— Start DATASET EXCERPT —

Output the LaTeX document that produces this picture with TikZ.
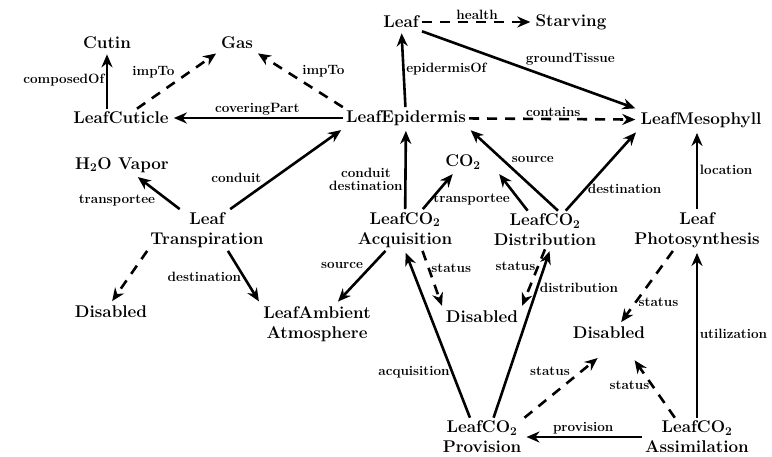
\documentclass[tikz,border=0pt]{standalone}
\usepackage{fontspec}
\usetikzlibrary{arrows.meta}

\begin{document}
\begin{tikzpicture}[x=1pt,y=-1pt,shorten >=2pt,auto,line width=2.6pt,
    >={Stealth[length=13pt,width=11pt]}]
    \tikzset{concept/.style={align=center,inner sep=2pt,font=\fontsize{17}{20}\selectfont\bfseries},
      rel/.style={font=\fontsize{13.5}{12.5}\selectfont\bfseries,inner sep=1.5pt},
      weak/.style={dash pattern=on 10pt off 8pt}}
    \useasboundingbox (0,0) rectangle (772,457);

    \node[concept] (leaf) at (401,22) {Leaf};
    \node[concept] (starving) at (571,22) {Starving};
    \node[concept] (cutin) at (107,43) {Cutin};
    \node[concept] (gas) at (237,43) {Gas};
    \node[concept] (cuticle) at (121,118) {LeafCuticle};
    \node[concept] (epidermis) at (406,118) {LeafEpidermis};
    \node[concept] (mesophyll) at (701,120) {LeafMesophyll};
    \node[concept] (vapor) at (122,165) {H\textsubscript{2}O Vapor};
    \node[concept] (co2) at (463,162) {CO\textsubscript{2}};

    \node[concept] (transp) at (207,230) {Leaf\\Transpiration};
    \node[concept] (acq) at (405,230) {LeafCO\textsubscript{2}\\Acquisition};
    \node[concept] (distr) at (545,230) {LeafCO\textsubscript{2}\\Distribution};
    \node[concept] (photo) at (697,230) {Leaf\\Photosynthesis};

    \node[concept] (disL) at (111,312) {Disabled};
    \node[concept] (ambient) at (317,324) {LeafAmbient\\Atmosphere};
    \node[concept] (disM) at (482,317) {Disabled};
    \node[concept] (disR) at (609,333) {Disabled};

    \node[concept] (prov) at (482,437) {LeafCO\textsubscript{2}\\Provision};
    \node[concept] (assim) at (697,437) {LeafCO\textsubscript{2}\\Assimilation};

    \path[->]
    (leaf)
    edge [weak] node [rel,above] {health} (starving)
    (leaf.south east)
    edge node [rel,pos=0.47] {groundTissue} (mesophyll.north west)
    (epidermis)
    edge node [rel,right] {epidermisOf} (leaf)
    edge node [rel,above] {coveringPart} (cuticle)
    edge [weak] node [rel,above] {contains} (mesophyll)
    (epidermis.north west)
    edge [weak] node [rel,above right] {impTo} (gas.south east)
    (cuticle.north -| cutin)
    edge node [rel,left] {composedOf} (cutin)
    ([xshift=16pt]cuticle.north)
    edge [weak] node [rel] {impTo} (gas.south west)
    (transp)
    edge node [rel] {transportee} (vapor)
    (transp.42)
    edge node [rel,pos=0.3] {conduit} (epidermis.south west)
    (transp.south west)
    edge [weak] (disL.north)
    (transp.-45)
    edge node [rel,left] {destination} (ambient.north west)
    (acq)
    edge node [rel,left,align=center,pos=0.37] {conduit\\destination} (epidermis)
    edge node [rel,right,pos=0.25] {transportee} (co2)
    edge node [rel,above left,pos=0.4] {source} (ambient)
    (acq.-50)
    edge [weak] node [rel,right,pos=0.3] {status} (disM.north west)
    (distr.132)
    edge ([xshift=14pt]co2.south east)
    (distr.56)
    edge node [rel,above right,pos=0.55] {source} (epidermis.south east)
    (distr.43)
    edge node [rel,right,pos=0.27] {destination} (mesophyll.south west)
    (distr.south)
    edge [weak] node [rel,left,pos=0.29] {status} (disM.north east)
    (photo)
    edge node [rel,right] {location} (photo.north |- mesophyll.south)
    (photo.221)
    edge [weak] node [rel,right,pos=0.7] {status} (disR.40)
    (prov.122)
    edge node [rel,left,pos=0.27] {acquisition} (acq.south)
    (prov.59)
    edge node [rel,right,pos=0.77] {distribution} (distr.-75)
    (prov.north east)
    edge [weak,shorten >=25pt] node [rel,above left,pos=0.52] {status} ([xshift=8pt]disR.south)
    (assim.139)
    edge [weak,shorten >=22pt] node [rel,left,pos=0.43] {status} ([xshift=13pt]disR.south)
    (assim)
    edge node [rel,above] {provision} (prov)
    edge node [rel,right] {utilization} (photo)
    ;
\end{tikzpicture}
\end{document}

— End DATASET EXCERPT —

▶ **EXERCISE AIM**:
Strip out the pictures and quote the remaining data word for word.

▶ **PROBLEM SOLUTION**:
Output the LaTeX document that produces this picture with TikZ.
\documentclass[tikz,border=0pt]{standalone}
\usepackage{fontspec}
\usetikzlibrary{arrows.meta}

\begin{document}
\begin{tikzpicture}[x=1pt,y=-1pt,shorten >=2pt,auto,line width=2.6pt,
    >={Stealth[length=13pt,width=11pt]}]
    \tikzset{concept/.style={align=center,inner sep=2pt,font=\fontsize{17}{20}\selectfont\bfseries},
      rel/.style={font=\fontsize{13.5}{12.5}\selectfont\bfseries,inner sep=1.5pt},
      weak/.style={dash pattern=on 10pt off 8pt}}
    \useasboundingbox (0,0) rectangle (772,457);

    \node[concept] (leaf) at (401,22) {Leaf};
    \node[concept] (starving) at (571,22) {Starving};
    \node[concept] (cutin) at (107,43) {Cutin};
    \node[concept] (gas) at (237,43) {Gas};
    \node[concept] (cuticle) at (121,118) {LeafCuticle};
    \node[concept] (epidermis) at (406,118) {LeafEpidermis};
    \node[concept] (mesophyll) at (701,120) {LeafMesophyll};
    \node[concept] (vapor) at (122,165) {H\textsubscript{2}O Vapor};
    \node[concept] (co2) at (463,162) {CO\textsubscript{2}};

    \node[concept] (transp) at (207,230) {Leaf\\Transpiration};
    \node[concept] (acq) at (405,230) {LeafCO\textsubscript{2}\\Acquisition};
    \node[concept] (distr) at (545,230) {LeafCO\textsubscript{2}\\Distribution};
    \node[concept] (photo) at (697,230) {Leaf\\Photosynthesis};

    \node[concept] (disL) at (111,312) {Disabled};
    \node[concept] (ambient) at (317,324) {LeafAmbient\\Atmosphere};
    \node[concept] (disM) at (482,317) {Disabled};
    \node[concept] (disR) at (609,333) {Disabled};

    \node[concept] (prov) at (482,437) {LeafCO\textsubscript{2}\\Provision};
    \node[concept] (assim) at (697,437) {LeafCO\textsubscript{2}\\Assimilation};

    \path[->]
    (leaf)
    edge [weak] node [rel,above] {health} (starving)
    (leaf.south east)
    edge node [rel,pos=0.47] {groundTissue} (mesophyll.north west)
    (epidermis)
    edge node [rel,right] {epidermisOf} (leaf)
    edge node [rel,above] {coveringPart} (cuticle)
    edge [weak] node [rel,above] {contains} (mesophyll)
    (epidermis.north west)
    edge [weak] node [rel,above right] {impTo} (gas.south east)
    (cuticle.north -| cutin)
    edge node [rel,left] {composedOf} (cutin)
    ([xshift=16pt]cuticle.north)
    edge [weak] node [rel] {impTo} (gas.south west)
    (transp)
    edge node [rel] {transportee} (vapor)
    (transp.42)
    edge node [rel,pos=0.3] {conduit} (epidermis.south west)
    (transp.south west)
    edge [weak] (disL.north)
    (transp.-45)
    edge node [rel,left] {destination} (ambient.north west)
    (acq)
    edge node [rel,left,align=center,pos=0.37] {conduit\\destination} (epidermis)
    edge node [rel,right,pos=0.25] {transportee} (co2)
    edge node [rel,above left,pos=0.4] {source} (ambient)
    (acq.-50)
    edge [weak] node [rel,right,pos=0.3] {status} (disM.north west)
    (distr.132)
    edge ([xshift=14pt]co2.south east)
    (distr.56)
    edge node [rel,above right,pos=0.55] {source} (epidermis.south east)
    (distr.43)
    edge node [rel,right,pos=0.27] {destination} (mesophyll.south west)
    (distr.south)
    edge [weak] node [rel,left,pos=0.29] {status} (disM.north east)
    (photo)
    edge node [rel,right] {location} (photo.north |- mesophyll.south)
    (photo.221)
    edge [weak] node [rel,right,pos=0.7] {status} (disR.40)
    (prov.122)
    edge node [rel,left,pos=0.27] {acquisition} (acq.south)
    (prov.59)
    edge node [rel,right,pos=0.77] {distribution} (distr.-75)
    (prov.north east)
    edge [weak,shorten >=25pt] node [rel,above left,pos=0.52] {status} ([xshift=8pt]disR.south)
    (assim.139)
    edge [weak,shorten >=22pt] node [rel,left,pos=0.43] {status} ([xshift=13pt]disR.south)
    (assim)
    edge node [rel,above] {provision} (prov)
    edge node [rel,right] {utilization} (photo)
    ;
\end{tikzpicture}
\end{document}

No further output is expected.